Tujuannya, agar si anak tumbuh di atas kecintaan kepada ibadah dan keterkaitan dengan masjid sehingga perbuatan ini akan menjadi mudah dilakukannya setelah dewasa nanti.
Apabila anak kecil itu belum mumayyiz, maka disebutkan di dalam nash-nash syariat keterangan yang menunjukkan diperbolehkannya dia memasuki masjid.
Nash-nash tersebut shahih dan cukup jelas, meskipun diriwayatkan oleh sejumlah shahabat radhiyallahu ‘anhum dengan lafazh yang berbeda-beda.
Di antaranya adalah hadits riwayat Abu Qatadah Al Anshari radhiyallahu ‘anhu:
“Bahwa Rasulullah ﷺ shalat sambil menggendong Umamah putri Zainab binti Rasulillah ﷺ dari (suaminya) Abul ‘Ash bin Rabiah bin Abdi Syams. Apabila sujud, beliau meletakkannya dan apabila berdiri, beliau menggendongnya.”
Dalam riwayat lain tertera: “Aku pernah melihat Nabi ﷺ mengimami orang-orang dan saat itu Umamah binti Abil ‘Ash berada di atas pundak beliau…” [HR Al Bukhari: 516 dan Muslim: 542, dan riwayat tersebut milik Muslim]
Ada dua perkara pokok yang ditunjukkan hadits ini:
- Dibolehkan menghadirkan anak kecil ke masjid sekalipun dia masih sangat kecil. Pernyataan ini berdasarkan keterangan yang terdapat pada sebagian riwayat:
“Ketika kami sedang duduk di dalam masjid, Rasulullah ﷺ keluar menemui kami sambil menggendong Umamah… dan saat itu Umamah masih bayi…” [HR Abu Daud: 918 dengan sanad shahih]

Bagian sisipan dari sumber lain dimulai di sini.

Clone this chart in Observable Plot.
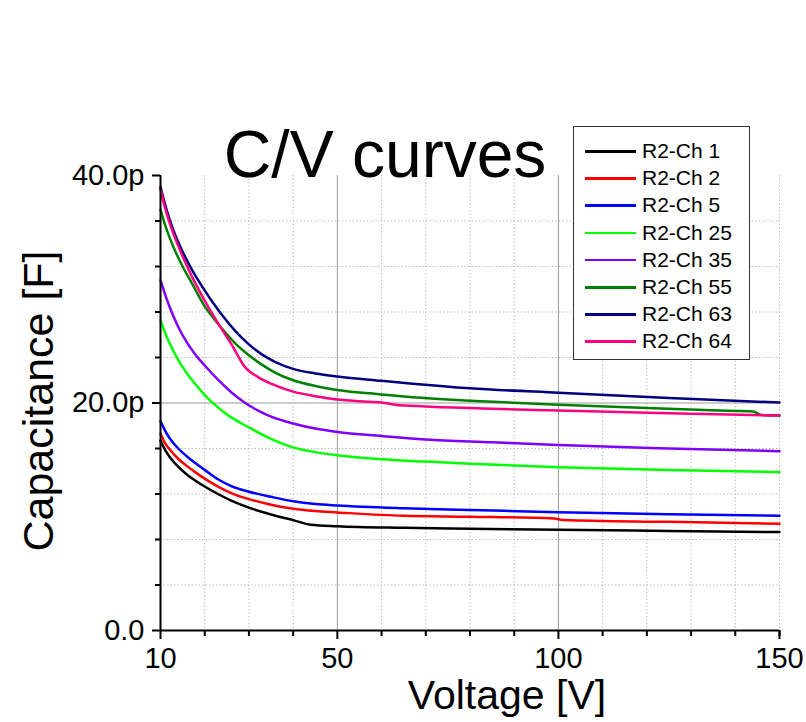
<!DOCTYPE html>
<html><head><meta charset="utf-8">
<script src="https://cdn.jsdelivr.net/npm/d3@7"></script>
<script src="https://cdn.jsdelivr.net/npm/@observablehq/plot@0.6"></script>
<style>
body{margin:0;background:#fff;font-family:"Liberation Sans",Arial,sans-serif;color:#000}
#wrap{position:relative;width:806px;height:722px;overflow:hidden}
#chart{position:absolute;left:0;top:0}
#chart svg text{font-size:29px !important}
.t{position:absolute;white-space:nowrap;color:#000}
#title{left:385px;top:121px;transform:translateX(-50%);font-size:66px;line-height:66px}
#xlab{left:507px;top:683px;transform:translateX(-50%);font-size:41px;line-height:24px}
#ylab{left:-162px;top:379px;width:400px;text-align:center;transform:rotate(-90deg);font-size:43px;line-height:44px}
#legend{position:absolute;left:573px;top:126px;width:175px;height:232px;background:#fff;border:1.5px solid #333}
.row{position:absolute;left:0;height:24px;width:175px}
.sw{position:absolute;left:11px;top:11px;width:51px;height:2.5px}
.lt{position:absolute;left:68px;top:0;font-size:21px;line-height:24px;white-space:nowrap}
</style>
</head><body>
<div id="wrap">
<div id="chart"></div>
<div class="t" id="title">C/V curves</div>
<div class="t" id="xlab">Voltage [V]</div>
<div class="t" id="ylab">Capacitance [F]</div>
<div id="legend"></div>
</div>
<script>
// Series names and colours
const seriesNames = ["R2-Ch 1","R2-Ch 2","R2-Ch 5","R2-Ch 25","R2-Ch 35","R2-Ch 55","R2-Ch 63","R2-Ch 64"];
const seriesColors = ["#000000","#ff0000","#0000ff","#00ff00","#8000ff","#008000","#000080","#ff0080"];

// Capacitance (pF) vs voltage (V)
const ch1 = [[10,16.7],[11,15.9],[12,15.3],[14,14.4],[16,13.7],[18,13.15],[20,12.66],[23,12.0],[26,11.42],[30,10.8],[35,10.2],[40,9.7],[44,9.3],[50,9.17],[65,9.03],[80,8.95],[100,8.85],[125,8.75],[150,8.65]];
const ch2 = [[10,17.3],[11,16.5],[12,15.95],[14,15.1],[16,14.45],[18,13.88],[20,13.35],[23,12.65],[26,12.08],[30,11.55],[35,11.06],[40,10.7],[45,10.5],[50,10.38],[65,10.08],[80,10.0],[99,9.85],[101,9.72],[125,9.55],[150,9.38]];
const ch5 = [[10,18.4],[11,17.6],[12,16.95],[14,16.0],[16,15.3],[18,14.68],[20,14.12],[23,13.3],[26,12.7],[30,12.2],[35,11.75],[40,11.36],[45,11.12],[50,10.99],[65,10.75],[80,10.6],[100,10.4],[125,10.22],[150,10.08]];
const ch25 = [[10,27.3],[11,26.2],[12,25.3],[14,23.8],[16,22.6],[18,21.6],[20,20.7],[22,19.95],[25,19.0],[30,17.85],[35,16.85],[40,16.1],[45,15.68],[50,15.4],[60,15.05],[70,14.85],[80,14.65],[100,14.36],[125,14.1],[150,13.92]];
const ch35 = [[10,30.8],[11,29.6],[12,28.5],[14,26.7],[16,25.3],[18,24.2],[20,23.3],[23,22.05],[26,20.95],[29,20.05],[32,19.35],[35,18.8],[40,18.2],[45,17.75],[50,17.45],[60,17.1],[70,16.8],[85,16.55],[100,16.3],[125,16.0],[150,15.76]];
const ch55 = [[10,37.0],[11,35.7],[12,34.6],[13,33.65],[15,32.0],[17,30.6],[20,28.5],[22,27.45],[24,26.5],[27,25.2],[30,24.2],[33,23.35],[36,22.65],[40,22.0],[45,21.5],[50,21.15],[60,20.75],[67,20.5],[80,20.2],[100,19.84],[120,19.55],[140,19.3],[144,19.25],[146,18.95],[150,18.9]];
const ch63 = [[10,39.0],[11,37.5],[12,36.2],[13,35.1],[15,33.3],[17,31.8],[20,29.9],[22,28.75],[24,27.7],[27,26.3],[30,25.15],[33,24.25],[36,23.6],[40,23.0],[45,22.6],[50,22.33],[60,21.95],[67,21.7],[80,21.3],[100,20.9],[125,20.45],[150,20.04]];
const ch64 = [[10,38.8],[11,37.2],[12,35.9],[13,34.8],[15,32.9],[17,31.2],[20,29.0],[22,27.65],[24,26.4],[26,25.2],[27.3,24.3],[29,23.2],[32,22.3],[35,21.7],[40,21.0],[45,20.6],[50,20.3],[55,20.15],[60,20.05],[63,19.85],[70,19.7],[85,19.5],[100,19.34],[125,19.1],[150,18.9]];
const seriesValues = [ch1,ch2,ch5,ch25,ch35,ch55,ch63,ch64];

// Axis ticks
const xMajorTicks = [10,50,100,150];
const xMinorTicks = [20,30,40,60,70,80,90,110,120,130,140,150];
const xSolidGrid = [50,100];
const yMajorTicks = [0,20,40];
const yMinorTicks = [4,8,12,16,24,28,32,36];
const ySolidGrid = [20];
const yTickLabels = ["0.0","20.0p","40.0p"];

const rows = [];
seriesNames.forEach((name,i)=>seriesValues[i].forEach(([v,c])=>rows.push({series:name,v,c})));

const plot = Plot.plot({
  width: 806, height: 722,
  marginLeft: 160, marginRight: 27, marginTop: 175, marginBottom: 92,
  style: {fontFamily: '"Liberation Sans", Arial, sans-serif', fontSize: "29px", color: "#000", background: "#fff"},
  x: {domain: [10,150]},
  y: {domain: [0,40]},
  color: {domain: seriesNames, range: seriesColors},
  marks: [
    Plot.ruleX(xMinorTicks.filter(d=>!xSolidGrid.includes(d)), {stroke: "#bdbdbd", strokeDasharray: "1.5,2", strokeWidth: 1}),
    Plot.ruleY(yMinorTicks, {stroke: "#bdbdbd", strokeDasharray: "1.5,2", strokeWidth: 1}),
    Plot.ruleX(xSolidGrid, {stroke: "#9a9a9a", strokeWidth: 1}),
    Plot.ruleY(ySolidGrid, {stroke: "#9a9a9a", strokeWidth: 1}),
    Plot.line(rows, {x: "v", y: "c", z: "series", stroke: "series", strokeWidth: 2.5, curve: "monotone-x"}),
    Plot.axisX(xMinorTicks, {tickSize: 6, text: null, strokeWidth: 2, label: null}),
    Plot.axisX(xMajorTicks, {tickSize: 9, tickPadding: 8, strokeWidth: 2, label: null, tickFormat: d => String(d)}),
    Plot.axisY(yMinorTicks, {tickSize: 5, text: null, strokeWidth: 2, label: null}),
    Plot.axisY(yMajorTicks, {tickSize: 8, tickPadding: 8, strokeWidth: 2, label: null, tickFormat: d => yTickLabels[yMajorTicks.indexOf(d)]}),
    Plot.ruleY([0], {stroke: "#000", strokeWidth: 2}),
    Plot.ruleX([10], {stroke: "#000", strokeWidth: 2})
  ]
});
document.getElementById("chart").appendChild(plot);

const legend = document.getElementById("legend");
seriesNames.forEach((name,i)=>{
  const r = document.createElement("div");
  r.className = "row";
  r.style.top = (12 + i*27.2) + "px";
  const sw = document.createElement("div");
  sw.className = "sw"; sw.style.background = seriesColors[i];
  const t = document.createElement("div");
  t.className = "lt"; t.textContent = name;
  r.appendChild(sw); r.appendChild(t);
  legend.appendChild(r);
});
</script>
</body></html>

Selain boleh menghadirkan anak kecil ke masjid, juga boleh menggendongnya ketika melakukan shalat, sekalipun dalam shalat fardhu. Ketentuan ini berdasarkan perkataan perawi: “Aku pernah melihat Nabi ﷺ mengimami orang-orang…”
- Pakaian maupun tubuh anak kecil itu suci selama tidak diketahui najisnya. Atas dasar inilah maka tidak boleh melarang anak-anak hadir di masjid hanya karena terdapat kemungkinan mereka akan menajisi masjid.[3]
Demikian penjelasan singkat tentang hukum membawa anak kecil ke masjid. Pada dasarnya diperbolehkan membawa anak kecil ke masjid, terutama bila sudah mencapai usia 7 tahun.
Namun wali anak, baik orang tua atau yang lainnya harus mampu mengendalikan anak kecil tersebut agar tidak menimbulkan gangguan kepada jamaah shalat. Dapat juga orang tua mengajarkan adab ketika di masjid kepada anaknya.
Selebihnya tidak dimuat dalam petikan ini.